Si hay una verdadera herencia de estos diez años —repito: por fuera de los triunfos, o no, en lo económico y en lo social— esta es la necesidad de la confrontación como único mecanismo de gobernabilidad y supervivencia en Ecuador. Ha funcionado, es verdad: sobre todo porque ha habido dinero, obras y un performance adecuado del aparato estatal en muchos aspectos como no pasaba en mucho tiempo. Y ese estilo agresivo, machista, está ahí, en nosotros. Se quedó en la superficie gracias a Correa y como había evidencias de un aparente correcto manejo del país, pues listo, lo dejamos. Somos una sociedad que acepta la violencia como forma de vida, que resiste los golpes, la corrupción, el robo y la sistemática exclusión de quienes no piensan o no son como nosotros.

Todo cambia cuando el dinero falta. Dejamos de justificar lo injustificable y reaccionamos con la violencia del caso.

Entonces, para la mayoría, la mejor manera de combatir al correísmo es usando las herramientas propias del  correísmo: la violencia se ataca con violencia; el insulto con insulto —cuántos detractores de Correa están en este momento insultando a los que no tienen decidido el voto o a quienes saben que van a votar nulo—, se rechaza la destrucción de valores y estructuras democráticas ejercida por la Revolución Ciudadana, y al mismo tiempo se critica con escándalo a posiciones electorales permitidas como el “voto nulo”.

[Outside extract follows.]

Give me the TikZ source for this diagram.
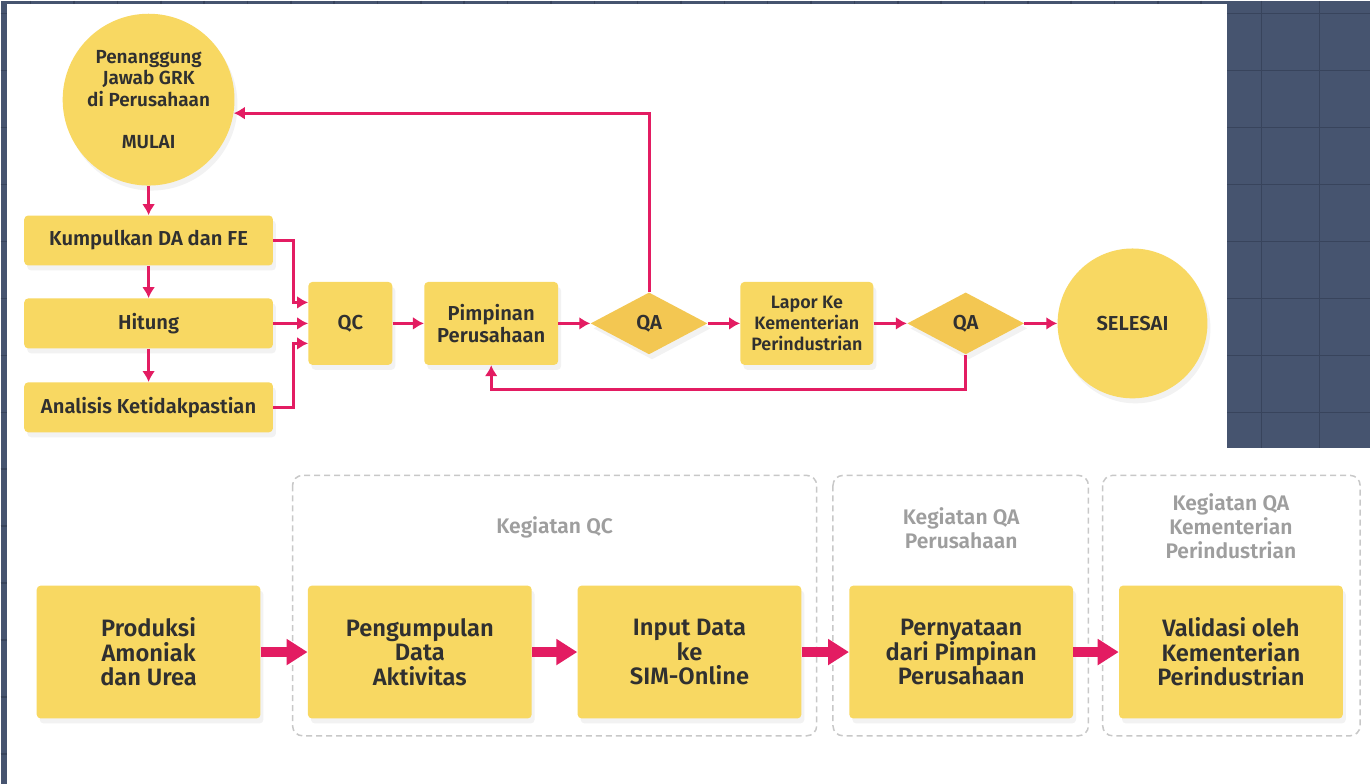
\documentclass[tikz,border=0pt]{standalone}
\usepackage{fontspec}
\setmainfont{Fira Sans}[BoldFont={Fira Sans SemiBold}]
\usepackage{tikz}
\usetikzlibrary{positioning,shapes.geometric,arrows.meta,shadows,calc}
\definecolor{boxyellow}{RGB}{248,216,98}
\definecolor{qayellow}{RGB}{243,199,82}
\definecolor{linkpink}{RGB}{227,28,98}
\definecolor{inkgray}{RGB}{48,48,48}
\definecolor{framegray}{RGB}{200,200,200}
\definecolor{labelgray}{RGB}{158,158,158}
\definecolor{bgblue}{RGB}{70,84,111}
\definecolor{gridblue}{RGB}{56,68,92}
\tikzset{>={Latex[length=2.2mm,width=2.6mm]}}

\begin{document}
\begin{tikzpicture}[node distance=1cm, on grid,
    softshadow/.style={drop shadow={opacity=0.1, shadow xshift=0.06cm, shadow yshift=-0.1cm}},
    stepbox/.style={rectangle, fill=boxyellow, rounded corners=0.08cm, inner sep=0pt, align=center,
        text=inkgray, font=\bfseries\fontsize{11.5}{12.4}\selectfont, softshadow},
    bigbox/.style={stepbox, minimum width=4.48cm, minimum height=2.66cm,
        font=\bfseries\fontsize{13.5}{14}\selectfont},
    startend/.style={circle, fill=boxyellow, inner sep=0pt, align=center,
        text=inkgray, font=\bfseries\fontsize{10.8}{12}\selectfont, softshadow},
    check/.style={diamond, fill=qayellow, inner sep=0pt, minimum width=2.34cm, minimum height=1.24cm,
        text=inkgray, font=\bfseries\fontsize{11.5}{12}\selectfont, softshadow},
    link/.style={draw=linkpink, line width=0.06cm, ->},
    bigarrow/.style={draw=linkpink, line width=0.2cm, -{Triangle[length=0.42cm,width=0.5cm]}},
    groupframe/.style={draw=framegray, line width=0.03cm, dash pattern=on 0.12cm off 0.08cm, rounded corners=0.2cm},
    grouplabel/.style={align=center, text=labelgray, font=\bfseries\fontsize{12}{13.6}\selectfont}]
    % background
    \fill[bgblue] (0,0) rectangle (27.42,-15.68);
    \foreach \k in {0,...,13}
        \draw[gridblue, line width=0.03cm] (0,-0.26-1.14*\k) -- (27.42,-0.26-1.14*\k);
    \foreach \k in {0,...,27}
        \draw[gridblue, line width=0.03cm] (0.6+0.868*\k,0) -- (0.6+0.868*\k,-0.06);
    \foreach \x in {25.24,26.4}
        \draw[gridblue, line width=0.03cm] (\x,0) -- (\x,-8.96);
    \fill[white] (0.12,-0.06) rectangle (24.56,-8.96);
    \fill[white] (0.12,-8.96) rectangle (27.42,-15.68);

    \node[startend, minimum size=3.44cm] (mulai) at (2.96,-1.98) {Penanggung\\Jawab GRK\\di Perusahaan\\[12pt]MULAI};
    \node[stepbox, minimum width=4.98cm, minimum height=1cm] (kumpul) [below=2.82cm of mulai] {Kumpulkan DA dan FE};
    \node[stepbox, minimum width=4.98cm, minimum height=1cm] (hitung) [below=1.66cm of kumpul] {Hitung};
    \node[stepbox, minimum width=4.98cm, minimum height=1cm] (analisis) [below=1.68cm of hitung] {Analisis Ketidakpastian};
    \node[stepbox, minimum width=1.68cm, minimum height=1.66cm] (qc) [right=4.04cm of hitung] {QC};
    \node[stepbox, minimum width=2.68cm, minimum height=1.66cm] (pimpinan) [right=2.82cm of qc] {Pimpinan\\Perusahaan};
    \node[check] (qa1) [right=3.16cm of pimpinan] {QA};
    \node[stepbox, minimum width=2.66cm, minimum height=1.66cm, font=\bfseries\fontsize{10.2}{12}\selectfont] (lapor) [right=3.16cm of qa1] {Lapor Ke\\Kementerian\\Perindustrian};
    \node[check] (qa2) [right=3.18cm of lapor] {QA};
    \node[startend, minimum size=3cm, font=\bfseries\fontsize{11.5}{12}\selectfont] (selesai) [right=3.34cm of qa2] {SELESAI};

    \node[bigbox] (produksi) [below=4.9cm of analisis] {Produksi\\Amoniak\\dan Urea};
    \node[bigbox] (pengumpulan) [right=5.43cm of produksi] {Pengumpulan\\Data\\Aktivitas};
    \node[bigbox] (input) [right=5.4cm of pengumpulan] {Input Data\\ke\\SIM-Online};
    \node[bigbox] (pernyataan) [right=5.44cm of input] {Pernyataan\\dari Pimpinan\\Perusahaan};
    \node[bigbox] (validasi) [right=5.4cm of pernyataan] {Validasi oleh\\Kementerian\\Perindustrian};

    \draw[groupframe] ([shift={(-0.3cm,2.2cm)}]pengumpulan.north west) rectangle ([shift={(0.3cm,-0.34cm)}]input.south east);
    \draw[groupframe] ([shift={(-0.32cm,2.2cm)}]pernyataan.north west) rectangle ([shift={(0.3cm,-0.34cm)}]pernyataan.south east);
    \draw[groupframe] ([shift={(-0.32cm,2.2cm)}]validasi.north west) rectangle ([shift={(0.34cm,-0.34cm)}]validasi.south east);
    \node[grouplabel] (qctitle) at ($(pengumpulan.north)!0.5!(input.north)+(0,1.16cm)$) {Kegiatan QC};
    \node[grouplabel] (qaptitle) at ($(pernyataan.north)+(0,1.14cm)$) {Kegiatan QA\\Perusahaan};
    \node[grouplabel] (qaktitle) at ($(validasi.north)+(0,1.18cm)$) {Kegiatan QA\\Kementerian\\Perindustrian};

    \draw[link] (mulai) -- (kumpul);
    \draw[link] (kumpul) -- (hitung);
    \draw[link] (hitung) -- (analisis);
    \draw[link] (kumpul.east) -- ++(0.4cm,0) |- ([yshift=0.42cm]qc.west);
    \draw[link] (hitung) -- (qc);
    \draw[link] (analisis.east) -- ++(0.4cm,0) |- ([yshift=-0.4cm]qc.west);
    \draw[link] (qc) -- (pimpinan);
    \draw[link] (pimpinan) -- (qa1);
    \draw[link] (qa1) -- (lapor);
    \draw[link] (lapor) -- (qa2);
    \draw[link] (qa2) -- (selesai);
    \draw[link] (qa1.north) |- (mulai.-9);
    \draw[link] (qa2.south) -- ++(0,-0.7cm) -| (pimpinan.south);

    \draw[bigarrow] (produksi) -- (pengumpulan);
    \draw[bigarrow] (pengumpulan) -- (input);
    \draw[bigarrow] (input) -- (pernyataan);
    \draw[bigarrow] (pernyataan) -- (validasi);
\end{tikzpicture}
\end{document}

La solución a todo este proceso de precarización de la convivencia es reducir la velocidad, es mirar las cosas con calma, es no caer en aquello que se rechaza. Parecía que Lenín quería eso, pero Atunes País no se lo permite y Moreno está, ya, en el sendero de la confrontación como estrategia de campaña. Porque desde el oficialismo la dureza es sinónimo de gobernabilidad. Quizás lo sea, pero ahora hay que dialogar, ¿no?

No sé si votar por Lasso. Sé que no podría votar por Lenín y sé que muchos de los triunfos sociales que se han dado en estos diez años van a desaparecer. Pero no por culpa del nuevo Presidente, sino por responsabilidad del mismo régimen que las creó, porque no se preocupó por construir políticas transversales que sostengan esos procesos, para que no pudieran verse en peligro por cambio de administración. La única preocupación que se percibe desde el poder político es la electoral.

Eso es todo para AP. ¡Ah! Y sobrevivir las investigaciones por corrupción.

Con todo esto quiero decir que ante un candidato que confronta, prefiero uno que dialogue. Quizás eso no permita una buena gobernabilidad —y en el caso de Lasso, con una Asamblea con mayoría de AP, la situación es compleja, mas no imposible—, pero al menos escucharnos o hacer un nuevo intento para escucharnos, luego de 10 años de falsa o incompleta inclusión, es una posibilidad real de cambio y de bajar las revoluciones. Un diálogo de acuerdos y desacuerdos, pero diálogo al fin.

Cuando Lasso hace público sus contactos con otros líderes políticos, cuando acepta invitaciones a todos los debates, cuando acepta que ha cometido errores en alguna declaración, hay algo interesante que se abre. Cuando desde el oficialismo se usan recursos públicos para seguir culpando al candidato contrario del Feriado Bancario —cuando otros “culpables” más directos han colaborado con la Revolución Ciudadana— leo lo mismo desde hace diez años, una y otra vez. La serpiente se muerde la cola.

¿Votar por Lasso? No lo sé. Pero al menos me da una alternativa para pensarla. Y la estoy pensando, como muchas otras personas, en estos días, en estas horas.